息子の習慣性脱臼 その3

あまりにも頻繁に肩を脱臼して日常が崩壊しそうになっていた。
でも、手術もできず、手の打ちようがなくてどうしていいか分からない。
そんな時、整形クリニックで教えていただいた方法。
よく、ネットとかでうつぶせになって重りをつけた腕を下に垂らす方法(Stiomoson法)が紹介されているけど、それに近い感じ。
痛くない程度に一定の力で腕を引っ張るというもの。
痛いと力んでしまうので、脱力した状態で腕を一定に引っ張り続けると筋肉が伸びて自然に整復しやすくなるらしい。

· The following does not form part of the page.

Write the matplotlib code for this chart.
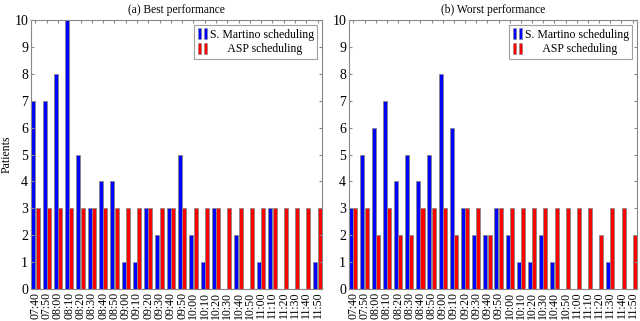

あまり力をかけないとはいえ、本人をリラックスさせながら30分くらい一定に引っ張るというのはなかなか大変だった。
でも、本人も、母が何か肩を治そうとしていることは分かるのか、あまり抵抗することなく、まずまず協力的だった。
夜間や週末、救急外来に行っても、整形のドクターがいるとは限らないので、まず家でこれを試してみた。
でも、これで、「よっしゃ、治った!」となることはあまりなかったので、30分引っ張ってダメなら諦めた。
ただ、その後、いつの間にか肩が治っているということが何度かあり、何もしないよりはやった方がいいかも?と思えることが多かった。

それが…
いつの頃からか、息子は自分で肩を整復できるようになった。
最初は、まさかと思ったけれど、歩きながらとか、自分でちょっと肩をそらしたり手を伸ばしたりしていたかと思ったら次の瞬間には治っていたりするのを目の当たりにした時の衝撃!
最初はそれでも病院に連れて行っていたのだけれど、2時間待たされて、治っている肩のレントゲンを撮ってもらうだけというのは負担感の方が大きいので、もういいことにしている。
言葉を殆ど話さない重度障がい児が、自然に感覚をつかんで自分で治せるようになったことは、驚きでもあり、息子の成長の可能性を感じられる出来事だった。